**YOUR GOAL:** Skip every picture, and extract verbatim the lines from the line containing "Generate a Python" to the line containing "from matplotlib.transforms import Affine2D", both lines included.

**Charts and diagrams as code:**
start

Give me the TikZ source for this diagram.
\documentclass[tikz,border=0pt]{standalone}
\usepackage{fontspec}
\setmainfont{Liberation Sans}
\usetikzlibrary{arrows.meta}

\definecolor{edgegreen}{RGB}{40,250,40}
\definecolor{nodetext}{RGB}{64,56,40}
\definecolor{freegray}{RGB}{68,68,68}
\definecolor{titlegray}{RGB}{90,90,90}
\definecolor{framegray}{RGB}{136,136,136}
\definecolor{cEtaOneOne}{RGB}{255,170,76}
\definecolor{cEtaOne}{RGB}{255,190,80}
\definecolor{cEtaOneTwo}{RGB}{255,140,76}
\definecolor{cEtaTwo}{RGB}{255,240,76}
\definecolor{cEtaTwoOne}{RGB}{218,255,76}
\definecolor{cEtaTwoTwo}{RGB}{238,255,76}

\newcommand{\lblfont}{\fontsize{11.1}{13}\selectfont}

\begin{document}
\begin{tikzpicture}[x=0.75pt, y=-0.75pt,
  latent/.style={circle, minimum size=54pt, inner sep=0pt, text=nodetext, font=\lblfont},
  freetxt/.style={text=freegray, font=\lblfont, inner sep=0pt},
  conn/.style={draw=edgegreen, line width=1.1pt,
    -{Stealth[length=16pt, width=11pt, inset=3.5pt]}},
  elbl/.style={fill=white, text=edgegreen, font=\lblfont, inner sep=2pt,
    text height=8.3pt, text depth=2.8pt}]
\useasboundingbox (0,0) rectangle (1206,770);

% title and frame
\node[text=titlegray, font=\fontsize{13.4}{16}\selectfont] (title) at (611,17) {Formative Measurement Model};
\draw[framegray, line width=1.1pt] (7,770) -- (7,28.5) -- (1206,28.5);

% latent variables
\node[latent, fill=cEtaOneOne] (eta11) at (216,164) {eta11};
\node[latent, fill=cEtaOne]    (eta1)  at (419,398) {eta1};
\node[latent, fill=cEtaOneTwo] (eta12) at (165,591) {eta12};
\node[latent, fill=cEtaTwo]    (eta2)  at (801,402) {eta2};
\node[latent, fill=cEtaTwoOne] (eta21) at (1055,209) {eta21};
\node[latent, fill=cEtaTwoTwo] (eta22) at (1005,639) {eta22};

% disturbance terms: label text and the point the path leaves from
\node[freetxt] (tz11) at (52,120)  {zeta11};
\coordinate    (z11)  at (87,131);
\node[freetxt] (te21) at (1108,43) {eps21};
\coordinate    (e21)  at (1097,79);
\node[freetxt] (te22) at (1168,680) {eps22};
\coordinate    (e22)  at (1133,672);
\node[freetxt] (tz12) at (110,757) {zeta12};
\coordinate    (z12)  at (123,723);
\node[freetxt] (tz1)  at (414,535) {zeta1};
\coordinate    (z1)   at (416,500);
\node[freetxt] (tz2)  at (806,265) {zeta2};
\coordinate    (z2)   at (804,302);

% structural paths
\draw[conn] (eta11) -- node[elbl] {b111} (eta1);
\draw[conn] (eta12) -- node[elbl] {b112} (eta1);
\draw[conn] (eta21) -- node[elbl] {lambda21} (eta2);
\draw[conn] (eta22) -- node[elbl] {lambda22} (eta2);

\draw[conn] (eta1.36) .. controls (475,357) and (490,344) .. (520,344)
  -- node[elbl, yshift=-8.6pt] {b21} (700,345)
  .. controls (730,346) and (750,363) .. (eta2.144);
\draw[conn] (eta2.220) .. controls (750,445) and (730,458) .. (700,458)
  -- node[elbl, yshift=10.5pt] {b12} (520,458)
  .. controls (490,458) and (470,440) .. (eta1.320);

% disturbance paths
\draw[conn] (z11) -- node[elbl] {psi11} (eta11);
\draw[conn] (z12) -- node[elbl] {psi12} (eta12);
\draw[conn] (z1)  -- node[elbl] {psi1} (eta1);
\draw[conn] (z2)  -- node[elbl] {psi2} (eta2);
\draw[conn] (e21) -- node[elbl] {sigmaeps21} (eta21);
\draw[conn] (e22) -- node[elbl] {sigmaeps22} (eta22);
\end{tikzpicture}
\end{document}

end
start

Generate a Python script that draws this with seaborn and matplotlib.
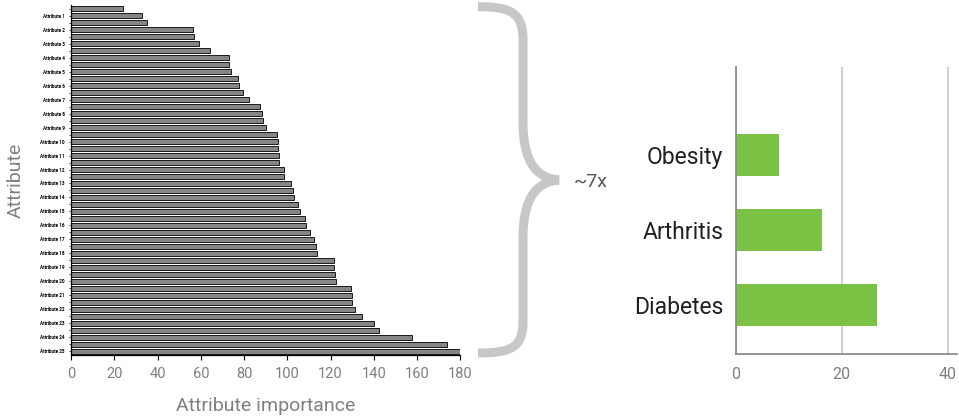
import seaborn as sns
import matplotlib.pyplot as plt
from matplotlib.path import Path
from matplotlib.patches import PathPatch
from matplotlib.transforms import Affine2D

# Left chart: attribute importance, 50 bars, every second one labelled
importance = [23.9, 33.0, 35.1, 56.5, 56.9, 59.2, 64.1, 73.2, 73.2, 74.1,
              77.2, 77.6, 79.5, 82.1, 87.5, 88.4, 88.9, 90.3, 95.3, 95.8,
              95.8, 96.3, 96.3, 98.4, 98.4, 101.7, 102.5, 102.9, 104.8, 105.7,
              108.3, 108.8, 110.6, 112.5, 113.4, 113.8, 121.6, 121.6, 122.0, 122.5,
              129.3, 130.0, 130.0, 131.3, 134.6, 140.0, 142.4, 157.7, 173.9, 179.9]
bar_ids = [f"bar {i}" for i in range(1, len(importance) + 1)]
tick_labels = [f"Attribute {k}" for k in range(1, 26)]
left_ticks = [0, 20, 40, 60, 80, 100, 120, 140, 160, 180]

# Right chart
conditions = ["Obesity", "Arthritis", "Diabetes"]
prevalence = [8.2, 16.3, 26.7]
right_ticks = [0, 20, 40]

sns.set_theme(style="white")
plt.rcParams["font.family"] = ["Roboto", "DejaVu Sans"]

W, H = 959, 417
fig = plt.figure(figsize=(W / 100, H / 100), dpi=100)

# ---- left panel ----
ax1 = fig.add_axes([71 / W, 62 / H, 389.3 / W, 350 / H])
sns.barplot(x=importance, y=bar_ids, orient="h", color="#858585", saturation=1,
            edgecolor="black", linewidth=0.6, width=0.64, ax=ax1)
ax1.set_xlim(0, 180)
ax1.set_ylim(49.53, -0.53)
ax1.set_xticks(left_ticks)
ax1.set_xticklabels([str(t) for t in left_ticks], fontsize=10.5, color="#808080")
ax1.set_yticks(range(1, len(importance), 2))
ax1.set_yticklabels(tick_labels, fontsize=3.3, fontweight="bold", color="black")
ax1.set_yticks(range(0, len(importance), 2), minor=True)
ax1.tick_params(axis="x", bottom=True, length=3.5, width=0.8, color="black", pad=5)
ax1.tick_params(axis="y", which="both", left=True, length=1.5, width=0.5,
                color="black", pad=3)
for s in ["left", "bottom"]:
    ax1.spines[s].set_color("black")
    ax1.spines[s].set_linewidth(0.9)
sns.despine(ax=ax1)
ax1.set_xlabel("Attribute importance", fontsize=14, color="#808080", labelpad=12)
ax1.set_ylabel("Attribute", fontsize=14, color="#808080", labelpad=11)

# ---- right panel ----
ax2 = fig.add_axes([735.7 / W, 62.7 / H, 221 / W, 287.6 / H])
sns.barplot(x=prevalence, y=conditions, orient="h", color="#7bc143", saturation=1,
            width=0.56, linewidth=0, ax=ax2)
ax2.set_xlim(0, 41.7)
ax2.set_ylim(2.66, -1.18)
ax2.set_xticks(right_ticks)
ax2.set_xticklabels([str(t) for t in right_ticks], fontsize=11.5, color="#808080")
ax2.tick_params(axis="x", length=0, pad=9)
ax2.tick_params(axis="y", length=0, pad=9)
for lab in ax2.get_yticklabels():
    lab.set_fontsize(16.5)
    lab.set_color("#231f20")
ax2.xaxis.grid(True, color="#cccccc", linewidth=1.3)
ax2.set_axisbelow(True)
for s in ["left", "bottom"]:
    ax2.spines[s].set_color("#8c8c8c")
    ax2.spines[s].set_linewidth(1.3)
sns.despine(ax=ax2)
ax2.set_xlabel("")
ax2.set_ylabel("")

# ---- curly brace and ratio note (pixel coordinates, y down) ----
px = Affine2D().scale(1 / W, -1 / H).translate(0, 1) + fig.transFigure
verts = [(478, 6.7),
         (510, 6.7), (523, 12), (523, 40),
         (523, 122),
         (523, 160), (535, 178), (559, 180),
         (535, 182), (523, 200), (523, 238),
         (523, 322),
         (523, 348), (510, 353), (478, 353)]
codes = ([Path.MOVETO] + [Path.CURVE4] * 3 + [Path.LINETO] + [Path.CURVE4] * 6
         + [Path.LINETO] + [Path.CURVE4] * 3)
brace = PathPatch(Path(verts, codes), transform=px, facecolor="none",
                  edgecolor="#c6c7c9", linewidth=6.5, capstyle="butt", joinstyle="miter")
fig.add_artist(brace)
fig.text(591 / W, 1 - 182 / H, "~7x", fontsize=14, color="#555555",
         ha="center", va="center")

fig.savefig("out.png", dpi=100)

end

**SOLUTION:**
Generate a Python script that draws this with seaborn and matplotlib.
import seaborn as sns
import matplotlib.pyplot as plt
from matplotlib.path import Path
from matplotlib.patches import PathPatch
from matplotlib.transforms import Affine2D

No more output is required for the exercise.